I also have recently decided to make it a point to start discussing black history with him because he’s getting to an age where he can really understand things. And no, I haven’t decided to do that just because Black History month is among us, but because of a conversation we had in the car one morning. A few weeks ago, he asked me if I knew who the man on the dollar bill was and I responded with “George Washington”, his response was “Yelp, that was the 1st president of the United States”. Honestly, I was pretty impressed that my 5 year old knew that but it also led me to ask him if he knew who Martin Luther King was. I asked because Martin Luther King day was a few days away and he knew that he would be out of school on Monday, so I was curious if he knew why. His response, “No, who’s that?” I was taken away by it because I didn’t understand when the opportunity came up for a Kindergartener to learn about George Washington but not Martin Luther King. I had to remind myself that son attends a very small private school, with white leaders. With this being the case, I shouldn’t be surprised that they do not prioritize black history. However, I chose to send him there because of the small classroom sizes and academics, and I feel the positives outweighs the negatives. So what that means for me is that I have to step in, and teach him myself about black history.

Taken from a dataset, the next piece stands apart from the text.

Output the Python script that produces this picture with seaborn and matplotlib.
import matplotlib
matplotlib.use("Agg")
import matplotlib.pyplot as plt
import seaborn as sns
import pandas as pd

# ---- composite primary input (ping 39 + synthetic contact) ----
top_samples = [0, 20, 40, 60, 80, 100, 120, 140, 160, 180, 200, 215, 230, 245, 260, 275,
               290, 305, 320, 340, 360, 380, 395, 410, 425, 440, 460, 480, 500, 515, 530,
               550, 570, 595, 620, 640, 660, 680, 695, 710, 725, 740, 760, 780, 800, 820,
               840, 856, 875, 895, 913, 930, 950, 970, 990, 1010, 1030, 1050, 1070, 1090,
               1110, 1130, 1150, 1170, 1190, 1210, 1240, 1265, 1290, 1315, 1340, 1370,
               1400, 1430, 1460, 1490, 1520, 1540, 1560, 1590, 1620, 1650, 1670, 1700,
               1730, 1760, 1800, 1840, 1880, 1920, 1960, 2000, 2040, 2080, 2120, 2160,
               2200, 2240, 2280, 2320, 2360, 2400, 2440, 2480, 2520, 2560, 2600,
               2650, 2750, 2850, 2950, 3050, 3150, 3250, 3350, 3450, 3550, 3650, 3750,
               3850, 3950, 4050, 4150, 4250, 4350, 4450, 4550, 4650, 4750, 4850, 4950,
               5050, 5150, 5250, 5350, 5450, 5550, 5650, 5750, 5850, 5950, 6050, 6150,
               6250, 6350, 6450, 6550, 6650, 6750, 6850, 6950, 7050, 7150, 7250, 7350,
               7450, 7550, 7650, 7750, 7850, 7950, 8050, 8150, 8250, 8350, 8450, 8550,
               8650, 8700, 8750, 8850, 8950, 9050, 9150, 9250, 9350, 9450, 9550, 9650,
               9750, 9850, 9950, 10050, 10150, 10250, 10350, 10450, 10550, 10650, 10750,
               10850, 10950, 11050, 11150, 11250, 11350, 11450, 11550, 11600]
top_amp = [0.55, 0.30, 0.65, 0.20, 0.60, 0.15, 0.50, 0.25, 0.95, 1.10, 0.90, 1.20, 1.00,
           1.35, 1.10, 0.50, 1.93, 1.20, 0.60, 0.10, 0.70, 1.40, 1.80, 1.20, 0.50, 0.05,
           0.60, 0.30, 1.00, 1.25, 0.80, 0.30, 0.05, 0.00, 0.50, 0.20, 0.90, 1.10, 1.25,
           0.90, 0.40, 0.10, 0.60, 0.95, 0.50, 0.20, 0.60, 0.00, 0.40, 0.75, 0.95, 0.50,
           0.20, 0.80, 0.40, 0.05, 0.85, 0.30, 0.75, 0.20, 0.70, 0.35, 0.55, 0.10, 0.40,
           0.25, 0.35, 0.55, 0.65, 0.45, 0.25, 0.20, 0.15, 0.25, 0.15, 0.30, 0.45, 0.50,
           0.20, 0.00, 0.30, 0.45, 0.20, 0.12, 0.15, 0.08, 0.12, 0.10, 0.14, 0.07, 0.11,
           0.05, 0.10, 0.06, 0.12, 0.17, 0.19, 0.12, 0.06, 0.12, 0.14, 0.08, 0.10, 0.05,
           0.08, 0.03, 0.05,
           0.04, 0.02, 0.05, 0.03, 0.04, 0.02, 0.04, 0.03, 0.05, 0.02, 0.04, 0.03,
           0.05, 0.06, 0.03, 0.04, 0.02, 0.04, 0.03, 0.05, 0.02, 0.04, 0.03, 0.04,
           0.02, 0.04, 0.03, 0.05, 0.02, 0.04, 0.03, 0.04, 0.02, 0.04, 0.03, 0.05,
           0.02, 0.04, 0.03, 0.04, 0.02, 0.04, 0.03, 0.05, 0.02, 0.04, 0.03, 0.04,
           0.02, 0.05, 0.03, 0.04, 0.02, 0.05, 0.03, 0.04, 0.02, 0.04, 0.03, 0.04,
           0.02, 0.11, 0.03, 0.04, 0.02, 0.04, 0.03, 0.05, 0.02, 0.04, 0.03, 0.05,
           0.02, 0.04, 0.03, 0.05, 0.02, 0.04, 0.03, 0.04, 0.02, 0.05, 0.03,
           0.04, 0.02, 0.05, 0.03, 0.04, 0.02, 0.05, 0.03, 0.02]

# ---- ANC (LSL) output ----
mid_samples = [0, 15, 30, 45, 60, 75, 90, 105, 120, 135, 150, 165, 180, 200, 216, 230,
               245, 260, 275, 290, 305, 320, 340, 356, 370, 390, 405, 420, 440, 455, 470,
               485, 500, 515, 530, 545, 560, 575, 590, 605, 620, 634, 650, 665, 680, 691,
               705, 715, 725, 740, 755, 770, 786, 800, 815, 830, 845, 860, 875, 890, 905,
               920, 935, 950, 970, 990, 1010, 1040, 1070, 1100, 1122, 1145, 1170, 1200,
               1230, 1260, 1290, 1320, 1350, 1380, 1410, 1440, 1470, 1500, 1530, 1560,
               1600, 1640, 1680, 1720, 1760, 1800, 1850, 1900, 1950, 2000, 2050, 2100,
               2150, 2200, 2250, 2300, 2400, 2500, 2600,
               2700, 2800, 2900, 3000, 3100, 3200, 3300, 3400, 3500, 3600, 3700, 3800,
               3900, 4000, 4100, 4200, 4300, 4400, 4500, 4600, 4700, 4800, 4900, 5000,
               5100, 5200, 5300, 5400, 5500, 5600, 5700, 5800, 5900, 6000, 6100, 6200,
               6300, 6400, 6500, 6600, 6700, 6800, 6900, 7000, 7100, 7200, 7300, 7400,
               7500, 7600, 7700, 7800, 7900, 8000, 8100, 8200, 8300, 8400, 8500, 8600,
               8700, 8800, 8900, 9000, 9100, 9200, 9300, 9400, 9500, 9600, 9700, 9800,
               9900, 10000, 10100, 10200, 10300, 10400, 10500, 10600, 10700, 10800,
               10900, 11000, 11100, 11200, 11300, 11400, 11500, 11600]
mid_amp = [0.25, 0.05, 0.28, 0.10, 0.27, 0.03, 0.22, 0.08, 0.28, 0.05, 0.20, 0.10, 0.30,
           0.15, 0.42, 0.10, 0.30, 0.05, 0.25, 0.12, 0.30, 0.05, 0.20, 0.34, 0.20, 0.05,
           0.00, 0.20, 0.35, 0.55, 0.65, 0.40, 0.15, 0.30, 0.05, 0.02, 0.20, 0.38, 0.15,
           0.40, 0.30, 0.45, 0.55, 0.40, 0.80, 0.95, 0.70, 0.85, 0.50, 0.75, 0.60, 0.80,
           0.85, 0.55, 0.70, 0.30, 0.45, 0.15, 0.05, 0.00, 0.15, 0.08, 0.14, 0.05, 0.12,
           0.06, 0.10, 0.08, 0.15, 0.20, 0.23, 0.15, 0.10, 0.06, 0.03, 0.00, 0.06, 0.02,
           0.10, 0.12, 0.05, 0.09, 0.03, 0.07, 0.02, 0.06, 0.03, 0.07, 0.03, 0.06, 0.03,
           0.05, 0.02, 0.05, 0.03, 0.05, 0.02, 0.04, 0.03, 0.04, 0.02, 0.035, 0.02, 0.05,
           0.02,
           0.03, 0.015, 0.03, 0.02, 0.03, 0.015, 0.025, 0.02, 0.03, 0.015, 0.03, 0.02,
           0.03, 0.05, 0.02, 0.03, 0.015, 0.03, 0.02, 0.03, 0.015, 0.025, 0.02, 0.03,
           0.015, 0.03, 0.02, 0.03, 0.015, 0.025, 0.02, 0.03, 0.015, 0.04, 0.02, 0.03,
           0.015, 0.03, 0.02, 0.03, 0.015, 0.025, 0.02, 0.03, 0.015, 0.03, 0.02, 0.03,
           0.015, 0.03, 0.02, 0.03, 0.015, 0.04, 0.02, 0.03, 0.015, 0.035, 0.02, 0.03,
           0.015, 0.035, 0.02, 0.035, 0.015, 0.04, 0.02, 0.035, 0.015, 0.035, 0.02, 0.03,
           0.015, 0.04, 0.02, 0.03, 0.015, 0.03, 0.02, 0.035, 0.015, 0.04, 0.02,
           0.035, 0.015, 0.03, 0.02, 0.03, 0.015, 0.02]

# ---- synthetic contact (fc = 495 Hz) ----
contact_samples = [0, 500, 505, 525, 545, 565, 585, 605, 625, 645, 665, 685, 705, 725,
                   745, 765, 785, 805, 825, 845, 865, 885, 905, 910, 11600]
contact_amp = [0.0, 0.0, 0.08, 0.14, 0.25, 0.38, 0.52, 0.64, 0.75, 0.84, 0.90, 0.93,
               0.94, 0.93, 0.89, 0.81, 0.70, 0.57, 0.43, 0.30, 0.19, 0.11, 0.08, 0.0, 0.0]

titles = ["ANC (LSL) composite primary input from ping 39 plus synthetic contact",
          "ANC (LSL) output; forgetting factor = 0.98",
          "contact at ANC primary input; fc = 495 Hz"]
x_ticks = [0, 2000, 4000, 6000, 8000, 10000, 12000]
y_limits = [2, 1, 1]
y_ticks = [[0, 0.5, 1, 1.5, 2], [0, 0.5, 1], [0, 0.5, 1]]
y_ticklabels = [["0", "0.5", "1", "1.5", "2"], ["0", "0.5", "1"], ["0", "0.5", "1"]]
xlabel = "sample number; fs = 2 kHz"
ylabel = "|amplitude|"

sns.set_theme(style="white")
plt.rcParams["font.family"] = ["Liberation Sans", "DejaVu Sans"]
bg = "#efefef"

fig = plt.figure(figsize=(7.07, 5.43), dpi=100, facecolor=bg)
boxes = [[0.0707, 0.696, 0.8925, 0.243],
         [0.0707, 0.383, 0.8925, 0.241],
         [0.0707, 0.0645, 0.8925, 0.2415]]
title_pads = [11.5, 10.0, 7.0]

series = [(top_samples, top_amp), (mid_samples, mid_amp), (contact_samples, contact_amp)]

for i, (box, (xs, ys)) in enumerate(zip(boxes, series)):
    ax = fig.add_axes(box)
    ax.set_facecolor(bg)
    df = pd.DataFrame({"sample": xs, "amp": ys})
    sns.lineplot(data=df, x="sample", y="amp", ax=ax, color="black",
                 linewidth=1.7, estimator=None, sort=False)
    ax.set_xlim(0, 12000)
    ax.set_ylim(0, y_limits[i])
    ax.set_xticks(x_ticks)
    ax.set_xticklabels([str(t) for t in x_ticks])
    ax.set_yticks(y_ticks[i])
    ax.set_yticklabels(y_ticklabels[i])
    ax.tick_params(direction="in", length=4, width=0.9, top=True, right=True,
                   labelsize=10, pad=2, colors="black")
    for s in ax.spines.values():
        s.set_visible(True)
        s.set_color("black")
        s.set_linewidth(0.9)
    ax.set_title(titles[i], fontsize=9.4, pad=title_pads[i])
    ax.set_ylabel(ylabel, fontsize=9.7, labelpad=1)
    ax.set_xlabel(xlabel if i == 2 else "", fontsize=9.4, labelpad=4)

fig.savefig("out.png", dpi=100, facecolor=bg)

Lastly, I make it a point to put things in front of my son that are positive representations of himself and what he looks like. That means making sure that he’s watching tv shows, movies, youtube families that look like him and his family. Our family is a huge fan of the new Spider man Miles, because it took one of his favorite characters and made it relatable to him. The first time he watched it, he shrieked”Mommy, that’s me because Miles daddy is black like my daddy and his mom speaks Spanish like you.” He was able to connect with Miles, which to me was a beautiful moment. It also means buying books and reading stories where the main characters look like him. His favorite book to date is, “Kingdom of Me” which is a customized book I got for him 2 years ago that made him the main character.
I chose to celebrate their blackness because that’s who they are, and that is what makes them beautiful. I want them to know that despite the narrative America tries to paint, they are powerful. I know that as they get older, I will have to have very tough conversations with them about race, discrimination and the unjust things they will witness as black men. So my goal is to celebrate them daily by so that when they go out into the world, nothing can break their spirits.